Alguns dos beats que estávamos a ouvir soam como se tivessem sido feitos inteiramente com sons da Roland, como a [TR] 808 e a [TB] 303 [sintetizador de baixos]. Quantos beats fazes sem sequer samplares discos?
Eu diria que é 50/50. Mas muitos desses beats podem nem sequer chegar a um álbum acabado. Tenho toneladas de teclados, como podes ver. E nem sequer são teclados comuns. Uso-os para linhas de baixo o tempo todo.

Tens algum engenheiro de som ou alguém para te ajudar a ligar o teu equipamento?
(Risos) Não, a minha cena é tipo bedroom style! O meu homeboy ajuda-me algumas vezes, mas eu gosto de ser eu a mexer nas coisas. Já estive em grandes estúdios, mas não é a minha cena.



A tua relação com a Stones Throw parece ser a ideal.
Sim, eles deixam-me fazer o que me apetece. O Wolf é fantástico. É por isso que estou aqui, faço o que me passa pela cabeça e ainda recebo o meu dinheiro. A Stones Throw terá sempre opção sobre as minhas coisas. Antes de me ligar a eles fui a um monte de editoras que tentavam mudar as minhas cenas. Estive numa editora, e não quero dizer nomes, que era uma major e eles ofereceram-me três mil dólares pelo álbum inteiro dos Lootpack. Fui à Loud, tentei vender-lhes a cena e eles disseram-me “Sim, vamos assinar contigo”. No dia seguinte disseram-me “O Xzibit quer este beat e este beat, compramos-te esses”. E eu só disse, “Foda-se, fiz esses beats para mim próprio!”

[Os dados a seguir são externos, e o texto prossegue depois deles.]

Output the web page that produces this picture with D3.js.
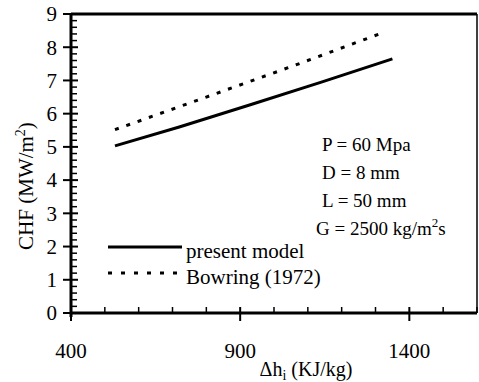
<!DOCTYPE html>
<html>
<head>
<meta charset="utf-8">
<script src="https://cdn.jsdelivr.net/npm/d3@7"></script>
<style>
  body { margin: 0; background: #fff; }
  svg text { font-family: "Liberation Serif", "Times New Roman", serif; fill: #000; }
</style>
</head>
<body>
<svg width="479" height="382"></svg>
<script>
// chart values
const xTickValues = [400, 500, 600, 700, 800, 900, 1000, 1100, 1200, 1300, 1400, 1500, 1600];
const xLabelValues = [400, 900, 1400];
const yLabelValues = [0, 1, 2, 3, 4, 5, 6, 7, 8, 9];
const presentModel = [[530, 5.03], [720, 5.6], [930, 6.27], [1140, 6.95], [1350, 7.65]];
const bowring = [[530, 5.52], [800, 6.5], [1060, 7.45], [1325, 8.45]];
const seriesNames = ["present model", "Bowring (1972)"];
const notes = ["P = 60 Mpa", "D = 8 mm", "L = 50 mm", "G = 2500 kg/m"];

const svg = d3.select("svg"),
    width = +svg.attr("width"),
    height = +svg.attr("height");

const margin = {top: 14, right: 2, bottom: 69, left: 71};

const x = d3.scaleLinear().domain([400, 1600]).range([margin.left, width - margin.right]);
const y = d3.scaleLinear().domain([0, 9]).range([height - margin.bottom, margin.top]);

// frame: heavy left/bottom/top, thin right
svg.append("line")
    .attr("x1", x(1600)).attr("x2", x(1600))
    .attr("y1", y(9)).attr("y2", y(0))
    .attr("stroke", "#000").attr("stroke-width", 1.5);
svg.append("line")
    .attr("x1", x(400)).attr("x2", x(1600))
    .attr("y1", y(9)).attr("y2", y(9))
    .attr("stroke", "#000").attr("stroke-width", 3);

// y axis: major ticks cross the line, minor ones inside
const yMinor = d3.range(0, 9.01, 0.2).filter(v => Math.abs(v - Math.round(v)) > 1e-6);
svg.append("g").selectAll("line").data(yMinor).join("line")
    .attr("x1", x(400)).attr("x2", x(400) + 6)
    .attr("y1", d => y(d)).attr("y2", d => y(d))
    .attr("stroke", "#000").attr("stroke-width", 1.5);
svg.append("g").selectAll("line").data(yLabelValues).join("line")
    .attr("x1", x(400) - 8).attr("x2", x(400) + 7)
    .attr("y1", d => y(d)).attr("y2", d => y(d))
    .attr("stroke", "#000").attr("stroke-width", 2);
svg.append("line")
    .attr("x1", x(400)).attr("x2", x(400))
    .attr("y1", y(9)).attr("y2", y(0) + 4)
    .attr("stroke", "#000").attr("stroke-width", 3);
svg.append("g").selectAll("text").data(yLabelValues).join("text")
    .attr("x", 57).attr("y", d => y(d))
    .attr("dy", "0.35em")
    .attr("text-anchor", "end")
    .style("font-size", "21px")
    .text(d => d);

// x axis
svg.append("g").selectAll("line").data(xTickValues.filter(v => !xLabelValues.includes(v))).join("line")
    .attr("x1", d => x(d)).attr("x2", d => x(d))
    .attr("y1", y(0)).attr("y2", y(0) - 6)
    .attr("stroke", "#000").attr("stroke-width", 1.5);
svg.append("g").selectAll("line").data(xLabelValues).join("line")
    .attr("x1", d => x(d)).attr("x2", d => x(d))
    .attr("y1", y(0) - 6).attr("y2", y(0) + 8)
    .attr("stroke", "#000").attr("stroke-width", 2);
svg.append("line")
    .attr("x1", x(400)).attr("x2", x(1600))
    .attr("y1", y(0)).attr("y2", y(0))
    .attr("stroke", "#000").attr("stroke-width", 3);
svg.append("g").selectAll("text").data(xLabelValues).join("text")
    .attr("x", d => x(d)).attr("y", 358)
    .attr("text-anchor", "middle")
    .style("font-size", "21px")
    .text(d => d);

// axis titles
const xt = svg.append("text")
    .attr("x", 306).attr("y", 376)
    .attr("text-anchor", "middle")
    .style("font-size", "20px");
xt.append("tspan").text("\u0394h");
xt.append("tspan").attr("dy", 4).style("font-size", "14px").text("i");
xt.append("tspan").attr("dy", -4).text(" (KJ/kg)");

const yt = svg.append("text")
    .attr("transform", "translate(33,186) rotate(-90)")
    .attr("text-anchor", "middle")
    .style("font-size", "21px");
yt.append("tspan").text("CHF (MW/m");
yt.append("tspan").attr("dy", -8).style("font-size", "14px").text("2");
yt.append("tspan").attr("dy", 8).text(")");

// series
const line = d3.line().x(d => x(d[0])).y(d => y(d[1]));
svg.append("path").datum(presentModel)
    .attr("d", line)
    .attr("fill", "none").attr("stroke", "#000").attr("stroke-width", 3);
svg.append("path").datum(bowring)
    .attr("d", line)
    .attr("fill", "none").attr("stroke", "#000").attr("stroke-width", 3)
    .attr("stroke-dasharray", "4,8");

// legend
const legend = svg.selectAll(".legend").data(seriesNames).join("g")
    .attr("class", "legend")
    .attr("transform", (d, i) => `translate(108,${247 + i * 26})`);
legend.append("line")
    .attr("x1", 0).attr("x2", 74)
    .attr("stroke", "#000").attr("stroke-width", (d, i) => i ? 3 : 3)
    .attr("stroke-dasharray", (d, i) => i ? "4,9" : null);
legend.append("text")
    .attr("x", 78).attr("y", 11)
    .style("font-size", "21px")
    .text(d => d);

// conditions
const note = svg.append("g").selectAll("text").data(notes).join("text")
    .attr("x", (d, i) => i === 3 ? 316 : 322)
    .attr("y", (d, i) => 151 + i * 28)
    .style("font-size", "19px")
    .text(d => d);
note.filter((d, i) => i === 3).append("tspan").attr("dy", -8).style("font-size", "13px").text("2");
note.filter((d, i) => i === 3).append("tspan").attr("dy", 8).text("s");
</script>
</body>
</html>
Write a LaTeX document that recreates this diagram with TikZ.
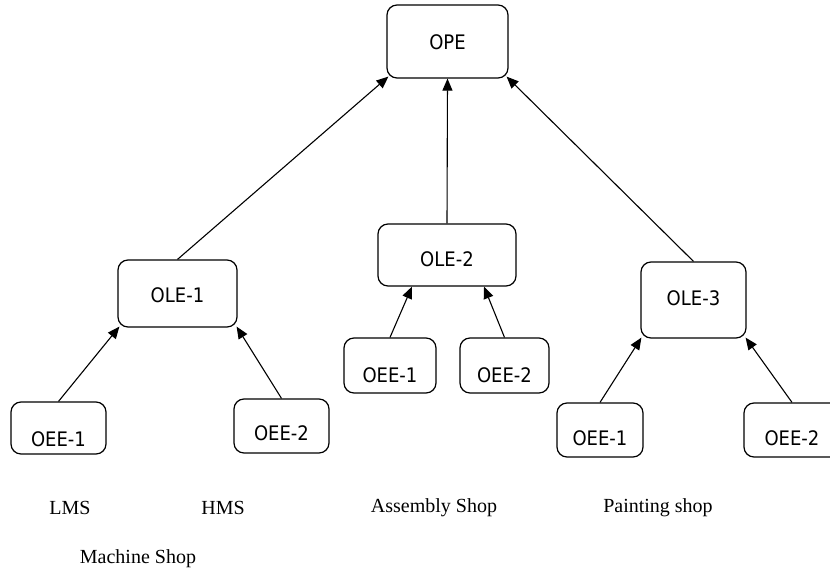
\documentclass[tikz,border=0pt]{standalone}
\usepackage{fontspec}
\setmainfont{Liberation Serif}
\newfontfamily\boxfont[FakeStretch=0.9]{DejaVu Sans}
\usetikzlibrary{arrows.meta,calc}
\begin{document}
\begin{tikzpicture}[x=1pt,y=-1pt,
  box/.style={draw,line width=1.2pt,rounded corners=10pt,inner sep=0pt},
  boxtxt/.style={font=\boxfont\fontsize{20}{24}\selectfont},
  lbl/.style={font=\fontsize{20}{24}\selectfont,inner sep=0pt},
  arr/.style={line width=1.1pt,-{Triangle[length=12pt,width=10pt]}},
  conn/.style={line width=1.1pt}]
\useasboundingbox (0,0) rectangle (830,573);
\begin{scope}
\clip (0,0) rectangle (830,573);
% top
\node[box,minimum width=121pt,minimum height=73pt] (ope) at (447.5,41.5) {};
\node[boxtxt] at (447.5,42) {OPE};
% middle level
\node[box,minimum width=119pt,minimum height=67pt] (ole1) at (177.5,293.5) {};
\node[boxtxt] at (177.5,295) {OLE-1};
\node[box,minimum width=138pt,minimum height=62pt] (ole2) at (447,255) {};
\node[boxtxt] at (447,259) {OLE-2};
\node[box,minimum width=105pt,minimum height=76pt] (ole3) at (693.5,300) {};
\node[boxtxt] at (693.5,298) {OLE-3};
% bottom level
\node[box,minimum width=95pt,minimum height=52pt] (ea1) at (58.5,428) {};
\node[boxtxt] at (58.5,439) {OEE-1};
\node[box,minimum width=95pt,minimum height=54pt] (ea2) at (281.5,426) {};
\node[boxtxt] at (281.5,433) {OEE-2};
\node[box,minimum width=92pt,minimum height=55pt] (eb1) at (390,365.5) {};
\node[boxtxt] at (390,375) {OEE-1};
\node[box,minimum width=89pt,minimum height=55pt] (eb2) at (504.5,365.5) {};
\node[boxtxt] at (504.5,375) {OEE-2};
\node[box,minimum width=86pt,minimum height=54pt] (ec1) at (600,430) {};
\node[boxtxt] at (600,438) {OEE-1};
\node[box,minimum width=96pt,minimum height=54pt] (ec2) at (792,430) {};
\node[boxtxt] at (792,438) {OEE-2};
% connectors
\draw[arr] (ole1.north) -- ($(ope.south west)+(2,-2)$);
\draw[arr] (ole2.north) -- (ope.south);
\draw[arr] (ole3.north) -- ($(ope.south east)+(-2,-2)$);
\draw[arr] (ea1.north) -- ($(ole1.south west)+(2,-1)$);
\draw[arr] (ea2.north) -- ($(ole1.south east)+(-1,-1)$);
\draw[arr] (eb1.north) -- ($(ole2.south)+(-35,0)$);
\draw[arr] (eb2.north) -- ($(ole2.south)+(37,0)$);
\draw[arr] (ec1.north) -- ($(ole3.south west)+(1,-1)$);
\draw[arr] (ec2.north) -- ($(ole3.south east)+(-1,-1)$);
\end{scope}
% labels
\node[lbl] (lms) at (70,508) {LMS};
\node[lbl] (hms) at (223,508) {HMS};
\node[lbl] (asm) at (434,508) {Assembly Shop};
\node[lbl] (pnt) at (658,508) {Painting shop};
\node[lbl] (mach) at (138,559) {Machine Shop};
\end{tikzpicture}
\end{document}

Prestas atenção à reacção das pessoas à tua música? Há a ideia de que tu és um recluso do estúdio, que não se importa sequer se alguém gosta do que fazes.
Importo-me, mas antes de mais nada importo-me com o facto de eu próprio gostar daquilo que faço. Sim, vou a clubes e vejo como as pessoas podem gostar das minhas cenas, como ligam a certos pormenores. Mas sou eu que tenho que gostar das coisas. Alguns produtores não se importam se as pessoas gostam ou não, só se importam em fazer dinheiro com a música. Muita da minha música nem sequer sai se eu não gostar dela. E metade do que eu faço eu não gosto. Nem tudo é bom, sabes? Há que experimentar, a menos que queiras fazer sempre a mesma cena.

Alguma vez mudaste alguma coisa baseado no que algumas pessoas possam ter dito?
Não, porque eu faço o que sinto, eu faço o que quero ouvir. Se as pessoas gostarem, óptimo, mas eu faço o que quero ouvir. Depois disso fico feliz se as pessoas gostarem também. Faço cenas para quem pensa como eu.

Qual foi a reacção aos teus discos de jazz?
Foi boa. Os fãs hardcore de hip hop não gostam dessas cenas, mas eu faço aquilo que sinto. Farei sempre cenas para eles, mas também irei fazer aquilo que sinto que tenho que fazer. Desde que a essência de como começaste se mantenha, tudo correrá bem. Algumas pessoas tentam mudar de direcção e esquecer o passado e depois tudo lhes corre mal.

Samplers & Sequenciadores: Roland SP-606, Boss SP-303 Teclados: Hohner Clavinet, Fender Rhodes Suitcase Piano, RMI Electra-Piano, Arp String Ensemble, Jen SX1000, Korg Microkorg Gravação: Roland VS-1680 Extras: Contrabaixo de uma corda, Drum Kit barato, Percussões variadas.